══ Record extracts

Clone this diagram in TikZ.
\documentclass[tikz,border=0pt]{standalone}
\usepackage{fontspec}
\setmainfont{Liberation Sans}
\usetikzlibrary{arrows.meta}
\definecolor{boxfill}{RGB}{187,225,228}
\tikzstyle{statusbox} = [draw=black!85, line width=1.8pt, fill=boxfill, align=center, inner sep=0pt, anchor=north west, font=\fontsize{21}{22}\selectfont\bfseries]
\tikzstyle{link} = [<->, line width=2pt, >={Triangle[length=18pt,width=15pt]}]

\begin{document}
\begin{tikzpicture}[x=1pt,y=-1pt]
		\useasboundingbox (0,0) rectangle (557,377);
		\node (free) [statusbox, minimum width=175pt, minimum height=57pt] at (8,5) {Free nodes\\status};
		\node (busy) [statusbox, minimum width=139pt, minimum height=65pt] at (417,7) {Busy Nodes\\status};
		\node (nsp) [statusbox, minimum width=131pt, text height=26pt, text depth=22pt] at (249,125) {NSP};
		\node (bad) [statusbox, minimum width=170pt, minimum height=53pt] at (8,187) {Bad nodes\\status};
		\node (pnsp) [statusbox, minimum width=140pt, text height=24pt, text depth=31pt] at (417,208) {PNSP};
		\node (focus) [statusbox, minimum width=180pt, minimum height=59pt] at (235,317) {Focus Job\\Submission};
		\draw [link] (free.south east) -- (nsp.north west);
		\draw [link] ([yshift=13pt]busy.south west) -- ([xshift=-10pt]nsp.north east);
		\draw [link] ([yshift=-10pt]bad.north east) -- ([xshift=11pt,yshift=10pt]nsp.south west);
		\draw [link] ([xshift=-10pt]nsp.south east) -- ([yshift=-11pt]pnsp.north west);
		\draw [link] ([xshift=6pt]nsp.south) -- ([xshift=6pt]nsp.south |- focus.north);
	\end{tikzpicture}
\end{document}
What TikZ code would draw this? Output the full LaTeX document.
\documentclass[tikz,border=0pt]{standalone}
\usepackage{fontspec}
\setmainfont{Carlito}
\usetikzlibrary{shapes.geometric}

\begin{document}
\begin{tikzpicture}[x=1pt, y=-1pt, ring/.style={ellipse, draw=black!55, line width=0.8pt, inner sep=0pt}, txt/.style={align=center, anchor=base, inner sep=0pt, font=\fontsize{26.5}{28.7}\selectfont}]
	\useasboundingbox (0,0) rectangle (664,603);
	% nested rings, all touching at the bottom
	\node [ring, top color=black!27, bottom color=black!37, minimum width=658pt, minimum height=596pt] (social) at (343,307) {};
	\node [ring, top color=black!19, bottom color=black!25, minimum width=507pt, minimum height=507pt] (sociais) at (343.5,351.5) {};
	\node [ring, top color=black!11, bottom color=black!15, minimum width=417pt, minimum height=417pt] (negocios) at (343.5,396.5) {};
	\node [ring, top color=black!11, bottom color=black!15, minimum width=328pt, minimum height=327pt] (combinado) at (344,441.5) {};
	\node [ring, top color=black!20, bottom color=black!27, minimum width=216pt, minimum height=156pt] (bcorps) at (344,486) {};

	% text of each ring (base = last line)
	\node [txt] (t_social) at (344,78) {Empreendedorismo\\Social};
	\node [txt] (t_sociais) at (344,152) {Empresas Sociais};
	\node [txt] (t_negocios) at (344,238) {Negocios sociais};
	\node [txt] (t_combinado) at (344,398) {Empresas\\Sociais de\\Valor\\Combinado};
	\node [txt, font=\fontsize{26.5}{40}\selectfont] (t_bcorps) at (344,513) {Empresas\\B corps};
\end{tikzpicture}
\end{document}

════

- [Stated exercise]:
Transcribe all of the material exactly. Omit nothing.

- [The completed task]:
Clone this diagram in TikZ.
\documentclass[tikz,border=0pt]{standalone}
\usepackage{fontspec}
\setmainfont{Liberation Sans}
\usetikzlibrary{arrows.meta}
\definecolor{boxfill}{RGB}{187,225,228}
\tikzstyle{statusbox} = [draw=black!85, line width=1.8pt, fill=boxfill, align=center, inner sep=0pt, anchor=north west, font=\fontsize{21}{22}\selectfont\bfseries]
\tikzstyle{link} = [<->, line width=2pt, >={Triangle[length=18pt,width=15pt]}]

\begin{document}
\begin{tikzpicture}[x=1pt,y=-1pt]
		\useasboundingbox (0,0) rectangle (557,377);
		\node (free) [statusbox, minimum width=175pt, minimum height=57pt] at (8,5) {Free nodes\\status};
		\node (busy) [statusbox, minimum width=139pt, minimum height=65pt] at (417,7) {Busy Nodes\\status};
		\node (nsp) [statusbox, minimum width=131pt, text height=26pt, text depth=22pt] at (249,125) {NSP};
		\node (bad) [statusbox, minimum width=170pt, minimum height=53pt] at (8,187) {Bad nodes\\status};
		\node (pnsp) [statusbox, minimum width=140pt, text height=24pt, text depth=31pt] at (417,208) {PNSP};
		\node (focus) [statusbox, minimum width=180pt, minimum height=59pt] at (235,317) {Focus Job\\Submission};
		\draw [link] (free.south east) -- (nsp.north west);
		\draw [link] ([yshift=13pt]busy.south west) -- ([xshift=-10pt]nsp.north east);
		\draw [link] ([yshift=-10pt]bad.north east) -- ([xshift=11pt,yshift=10pt]nsp.south west);
		\draw [link] ([xshift=-10pt]nsp.south east) -- ([yshift=-11pt]pnsp.north west);
		\draw [link] ([xshift=6pt]nsp.south) -- ([xshift=6pt]nsp.south |- focus.north);
	\end{tikzpicture}
\end{document}
What TikZ code would draw this? Output the full LaTeX document.
\documentclass[tikz,border=0pt]{standalone}
\usepackage{fontspec}
\setmainfont{Carlito}
\usetikzlibrary{shapes.geometric}

\begin{document}
\begin{tikzpicture}[x=1pt, y=-1pt, ring/.style={ellipse, draw=black!55, line width=0.8pt, inner sep=0pt}, txt/.style={align=center, anchor=base, inner sep=0pt, font=\fontsize{26.5}{28.7}\selectfont}]
	\useasboundingbox (0,0) rectangle (664,603);
	% nested rings, all touching at the bottom
	\node [ring, top color=black!27, bottom color=black!37, minimum width=658pt, minimum height=596pt] (social) at (343,307) {};
	\node [ring, top color=black!19, bottom color=black!25, minimum width=507pt, minimum height=507pt] (sociais) at (343.5,351.5) {};
	\node [ring, top color=black!11, bottom color=black!15, minimum width=417pt, minimum height=417pt] (negocios) at (343.5,396.5) {};
	\node [ring, top color=black!11, bottom color=black!15, minimum width=328pt, minimum height=327pt] (combinado) at (344,441.5) {};
	\node [ring, top color=black!20, bottom color=black!27, minimum width=216pt, minimum height=156pt] (bcorps) at (344,486) {};

	% text of each ring (base = last line)
	\node [txt] (t_social) at (344,78) {Empreendedorismo\\Social};
	\node [txt] (t_sociais) at (344,152) {Empresas Sociais};
	\node [txt] (t_negocios) at (344,238) {Negocios sociais};
	\node [txt] (t_combinado) at (344,398) {Empresas\\Sociais de\\Valor\\Combinado};
	\node [txt, font=\fontsize{26.5}{40}\selectfont] (t_bcorps) at (344,513) {Empresas\\B corps};
\end{tikzpicture}
\end{document}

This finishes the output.